### WHAT IS EXPECTED
Repeat the data that follows, word for word, without the images.

### INFORMATION SHOWN

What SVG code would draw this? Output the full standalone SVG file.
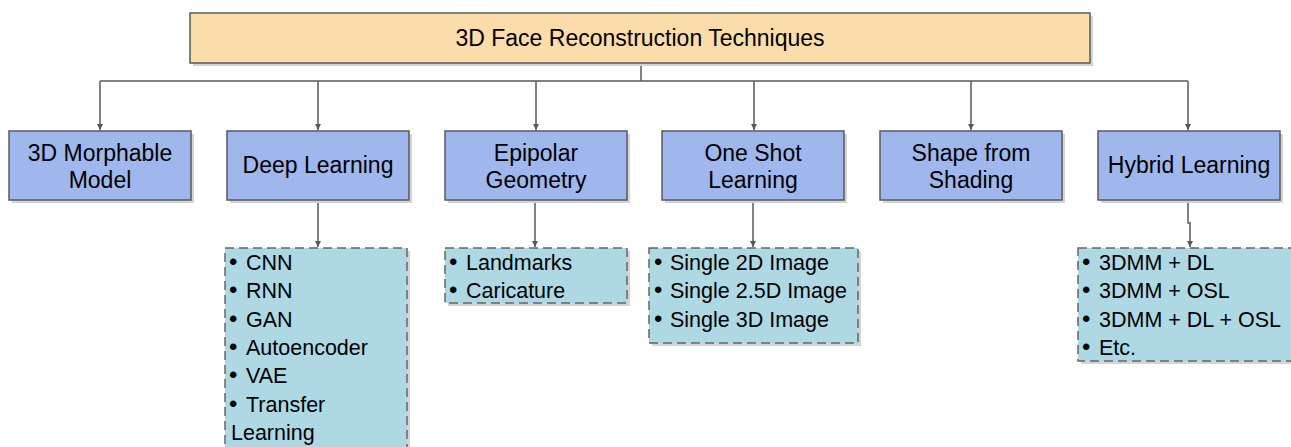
<svg xmlns="http://www.w3.org/2000/svg" width="1291" height="447" viewBox="0 0 1291 447">
  <style>
    text { font-family: "Liberation Sans", Arial, sans-serif; fill: #000; }
    .title { font-size: 23px; text-anchor: middle; }
    .cat { font-size: 23px; text-anchor: middle; }
    .item { font-size: 21.5px; }
    .dot { font-size: 24px; }
    .shadow { fill: #d4d4d4; }
    .root { fill: #fcdcaa; stroke: #595959; stroke-width: 1.5; }
    .box { fill: #9fb7ec; stroke: #595959; stroke-width: 1.5; }
    .list { fill: #add8e4; stroke: #666; stroke-width: 1.5; stroke-dasharray: 9 5; }
    .wire { fill: none; stroke: #595959; stroke-width: 1.5; }
  </style>
  <defs>
    <marker id="arr" viewBox="0 0 6 6" refX="6" refY="3" markerWidth="6" markerHeight="6" markerUnits="userSpaceOnUse" orient="auto">
      <path d="M0,0 L6,3 L0,6 z" fill="#595959"/>
    </marker>
  </defs>
  <rect width="1291" height="447" fill="#ffffff"/>

  <!-- connectors -->
  <g id="connectors">
    <path class="wire" d="M641,63 V81"/>
    <path class="wire" d="M100,81 H1188"/>
    <path class="wire" d="M100,81 V130" marker-end="url(#arr)"/>
    <path class="wire" d="M318,81 V130" marker-end="url(#arr)"/>
    <path class="wire" d="M536,81 V130" marker-end="url(#arr)"/>
    <path class="wire" d="M754,81 V130" marker-end="url(#arr)"/>
    <path class="wire" d="M971,81 V130" marker-end="url(#arr)"/>
    <path class="wire" d="M1188,81 V130" marker-end="url(#arr)"/>
    <path class="wire" d="M318,200 V247" marker-end="url(#arr)"/>
    <path class="wire" d="M535,200 V247" marker-end="url(#arr)"/>
    <path class="wire" d="M753,200 V247" marker-end="url(#arr)"/>
    <path class="wire" d="M1188,200 V223 H1190 V247" marker-end="url(#arr)"/>
  </g>

  <!-- root -->
  <g id="root">
    <rect class="shadow" x="193" y="16" width="900" height="50"/>
    <rect class="root" x="190" y="13" width="900" height="50"/>
    <text class="title" x="640" y="46">3D Face Reconstruction Techniques</text>
  </g>

  <!-- categories -->
  <g id="morphable">
    <rect class="shadow" x="12" y="134" width="182" height="69"/>
    <rect class="box" x="9" y="131" width="182" height="69"/>
    <text class="cat" x="100" y="161">3D Morphable</text>
    <text class="cat" x="100" y="188">Model</text>
  </g>
  <g id="deep-learning">
    <rect class="shadow" x="230" y="134" width="182" height="69"/>
    <rect class="box" x="227" y="131" width="182" height="69"/>
    <text class="cat" x="318" y="173">Deep Learning</text>
  </g>
  <g id="epipolar">
    <rect class="shadow" x="448" y="134" width="182" height="69"/>
    <rect class="box" x="445" y="131" width="182" height="69"/>
    <text class="cat" x="536" y="161">Epipolar</text>
    <text class="cat" x="536" y="188">Geometry</text>
  </g>
  <g id="one-shot">
    <rect class="shadow" x="665" y="134" width="182" height="69"/>
    <rect class="box" x="662" y="131" width="182" height="69"/>
    <text class="cat" x="753" y="161">One Shot</text>
    <text class="cat" x="753" y="188">Learning</text>
  </g>
  <g id="shading">
    <rect class="shadow" x="883" y="134" width="182" height="69"/>
    <rect class="box" x="880" y="131" width="182" height="69"/>
    <text class="cat" x="971" y="161">Shape from</text>
    <text class="cat" x="971" y="188">Shading</text>
  </g>
  <g id="hybrid">
    <rect class="shadow" x="1101" y="134" width="182" height="69"/>
    <rect class="box" x="1098" y="131" width="182" height="69"/>
    <text class="cat" x="1189" y="173">Hybrid Learning</text>
  </g>

  <!-- sub-lists: bullet glyph, then the item text -->
  <g id="deep-learning-list">
    <rect class="shadow" x="228" y="251" width="182" height="210"/>
    <rect class="list" x="225" y="248" width="182" height="210"/>
    <text class="item" y="270"><tspan class="dot" x="229">•</tspan><tspan x="246">CNN</tspan></text>
    <text class="item" y="298"><tspan class="dot" x="229">•</tspan><tspan x="246">RNN</tspan></text>
    <text class="item" y="327"><tspan class="dot" x="229">•</tspan><tspan x="246">GAN</tspan></text>
    <text class="item" y="355"><tspan class="dot" x="229">•</tspan><tspan x="246">Autoencoder</tspan></text>
    <text class="item" y="383"><tspan class="dot" x="229">•</tspan><tspan x="246">VAE</tspan></text>
    <text class="item" y="412"><tspan class="dot" x="229">•</tspan><tspan x="246">Transfer</tspan></text>
    <text class="item" x="231" y="440">Learning</text>
  </g>
  <g id="epipolar-list">
    <rect class="shadow" x="448" y="251" width="182" height="55"/>
    <rect class="list" x="445" y="248" width="182" height="55"/>
    <text class="item" y="270"><tspan class="dot" x="449">•</tspan><tspan x="466">Landmarks</tspan></text>
    <text class="item" y="298"><tspan class="dot" x="449">•</tspan><tspan x="466">Caricature</tspan></text>
  </g>
  <g id="one-shot-list">
    <rect class="shadow" x="652" y="251" width="209" height="95"/>
    <rect class="list" x="649" y="248" width="209" height="95"/>
    <text class="item" y="270"><tspan class="dot" x="654">•</tspan><tspan x="670">Single 2D Image</tspan></text>
    <text class="item" y="298"><tspan class="dot" x="654">•</tspan><tspan x="670">Single 2.5D Image</tspan></text>
    <text class="item" y="327"><tspan class="dot" x="654">•</tspan><tspan x="670">Single 3D Image</tspan></text>
  </g>
  <g id="hybrid-list">
    <rect class="shadow" x="1081" y="251" width="220" height="113"/>
    <rect class="list" x="1078" y="248" width="220" height="113"/>
    <text class="item" y="270"><tspan class="dot" x="1082">•</tspan><tspan x="1099">3DMM + DL</tspan></text>
    <text class="item" y="298"><tspan class="dot" x="1082">•</tspan><tspan x="1099">3DMM + OSL</tspan></text>
    <text class="item" y="327"><tspan class="dot" x="1082">•</tspan><tspan x="1099">3DMM + DL + OSL</tspan></text>
    <text class="item" y="355"><tspan class="dot" x="1082">•</tspan><tspan x="1099">Etc.</tspan></text>
  </g>
</svg>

### FINISHED ANSWER
What SVG code would draw this? Output the full standalone SVG file.
<svg xmlns="http://www.w3.org/2000/svg" width="1291" height="447" viewBox="0 0 1291 447">
  <style>
    text { font-family: "Liberation Sans", Arial, sans-serif; fill: #000; }
    .title { font-size: 23px; text-anchor: middle; }
    .cat { font-size: 23px; text-anchor: middle; }
    .item { font-size: 21.5px; }
    .dot { font-size: 24px; }
    .shadow { fill: #d4d4d4; }
    .root { fill: #fcdcaa; stroke: #595959; stroke-width: 1.5; }
    .box { fill: #9fb7ec; stroke: #595959; stroke-width: 1.5; }
    .list { fill: #add8e4; stroke: #666; stroke-width: 1.5; stroke-dasharray: 9 5; }
    .wire { fill: none; stroke: #595959; stroke-width: 1.5; }
  </style>
  <defs>
    <marker id="arr" viewBox="0 0 6 6" refX="6" refY="3" markerWidth="6" markerHeight="6" markerUnits="userSpaceOnUse" orient="auto">
      <path d="M0,0 L6,3 L0,6 z" fill="#595959"/>
    </marker>
  </defs>
  <rect width="1291" height="447" fill="#ffffff"/>

  <!-- connectors -->
  <g id="connectors">
    <path class="wire" d="M641,63 V81"/>
    <path class="wire" d="M100,81 H1188"/>
    <path class="wire" d="M100,81 V130" marker-end="url(#arr)"/>
    <path class="wire" d="M318,81 V130" marker-end="url(#arr)"/>
    <path class="wire" d="M536,81 V130" marker-end="url(#arr)"/>
    <path class="wire" d="M754,81 V130" marker-end="url(#arr)"/>
    <path class="wire" d="M971,81 V130" marker-end="url(#arr)"/>
    <path class="wire" d="M1188,81 V130" marker-end="url(#arr)"/>
    <path class="wire" d="M318,200 V247" marker-end="url(#arr)"/>
    <path class="wire" d="M535,200 V247" marker-end="url(#arr)"/>
    <path class="wire" d="M753,200 V247" marker-end="url(#arr)"/>
    <path class="wire" d="M1188,200 V223 H1190 V247" marker-end="url(#arr)"/>
  </g>

  <!-- root -->
  <g id="root">
    <rect class="shadow" x="193" y="16" width="900" height="50"/>
    <rect class="root" x="190" y="13" width="900" height="50"/>
    <text class="title" x="640" y="46">3D Face Reconstruction Techniques</text>
  </g>

  <!-- categories -->
  <g id="morphable">
    <rect class="shadow" x="12" y="134" width="182" height="69"/>
    <rect class="box" x="9" y="131" width="182" height="69"/>
    <text class="cat" x="100" y="161">3D Morphable</text>
    <text class="cat" x="100" y="188">Model</text>
  </g>
  <g id="deep-learning">
    <rect class="shadow" x="230" y="134" width="182" height="69"/>
    <rect class="box" x="227" y="131" width="182" height="69"/>
    <text class="cat" x="318" y="173">Deep Learning</text>
  </g>
  <g id="epipolar">
    <rect class="shadow" x="448" y="134" width="182" height="69"/>
    <rect class="box" x="445" y="131" width="182" height="69"/>
    <text class="cat" x="536" y="161">Epipolar</text>
    <text class="cat" x="536" y="188">Geometry</text>
  </g>
  <g id="one-shot">
    <rect class="shadow" x="665" y="134" width="182" height="69"/>
    <rect class="box" x="662" y="131" width="182" height="69"/>
    <text class="cat" x="753" y="161">One Shot</text>
    <text class="cat" x="753" y="188">Learning</text>
  </g>
  <g id="shading">
    <rect class="shadow" x="883" y="134" width="182" height="69"/>
    <rect class="box" x="880" y="131" width="182" height="69"/>
    <text class="cat" x="971" y="161">Shape from</text>
    <text class="cat" x="971" y="188">Shading</text>
  </g>
  <g id="hybrid">
    <rect class="shadow" x="1101" y="134" width="182" height="69"/>
    <rect class="box" x="1098" y="131" width="182" height="69"/>
    <text class="cat" x="1189" y="173">Hybrid Learning</text>
  </g>

  <!-- sub-lists: bullet glyph, then the item text -->
  <g id="deep-learning-list">
    <rect class="shadow" x="228" y="251" width="182" height="210"/>
    <rect class="list" x="225" y="248" width="182" height="210"/>
    <text class="item" y="270"><tspan class="dot" x="229">•</tspan><tspan x="246">CNN</tspan></text>
    <text class="item" y="298"><tspan class="dot" x="229">•</tspan><tspan x="246">RNN</tspan></text>
    <text class="item" y="327"><tspan class="dot" x="229">•</tspan><tspan x="246">GAN</tspan></text>
    <text class="item" y="355"><tspan class="dot" x="229">•</tspan><tspan x="246">Autoencoder</tspan></text>
    <text class="item" y="383"><tspan class="dot" x="229">•</tspan><tspan x="246">VAE</tspan></text>
    <text class="item" y="412"><tspan class="dot" x="229">•</tspan><tspan x="246">Transfer</tspan></text>
    <text class="item" x="231" y="440">Learning</text>
  </g>
  <g id="epipolar-list">
    <rect class="shadow" x="448" y="251" width="182" height="55"/>
    <rect class="list" x="445" y="248" width="182" height="55"/>
    <text class="item" y="270"><tspan class="dot" x="449">•</tspan><tspan x="466">Landmarks</tspan></text>
    <text class="item" y="298"><tspan class="dot" x="449">•</tspan><tspan x="466">Caricature</tspan></text>
  </g>
  <g id="one-shot-list">
    <rect class="shadow" x="652" y="251" width="209" height="95"/>
    <rect class="list" x="649" y="248" width="209" height="95"/>
    <text class="item" y="270"><tspan class="dot" x="654">•</tspan><tspan x="670">Single 2D Image</tspan></text>
    <text class="item" y="298"><tspan class="dot" x="654">•</tspan><tspan x="670">Single 2.5D Image</tspan></text>
    <text class="item" y="327"><tspan class="dot" x="654">•</tspan><tspan x="670">Single 3D Image</tspan></text>
  </g>
  <g id="hybrid-list">
    <rect class="shadow" x="1081" y="251" width="220" height="113"/>
    <rect class="list" x="1078" y="248" width="220" height="113"/>
    <text class="item" y="270"><tspan class="dot" x="1082">•</tspan><tspan x="1099">3DMM + DL</tspan></text>
    <text class="item" y="298"><tspan class="dot" x="1082">•</tspan><tspan x="1099">3DMM + OSL</tspan></text>
    <text class="item" y="327"><tspan class="dot" x="1082">•</tspan><tspan x="1099">3DMM + DL + OSL</tspan></text>
    <text class="item" y="355"><tspan class="dot" x="1082">•</tspan><tspan x="1099">Etc.</tspan></text>
  </g>
</svg>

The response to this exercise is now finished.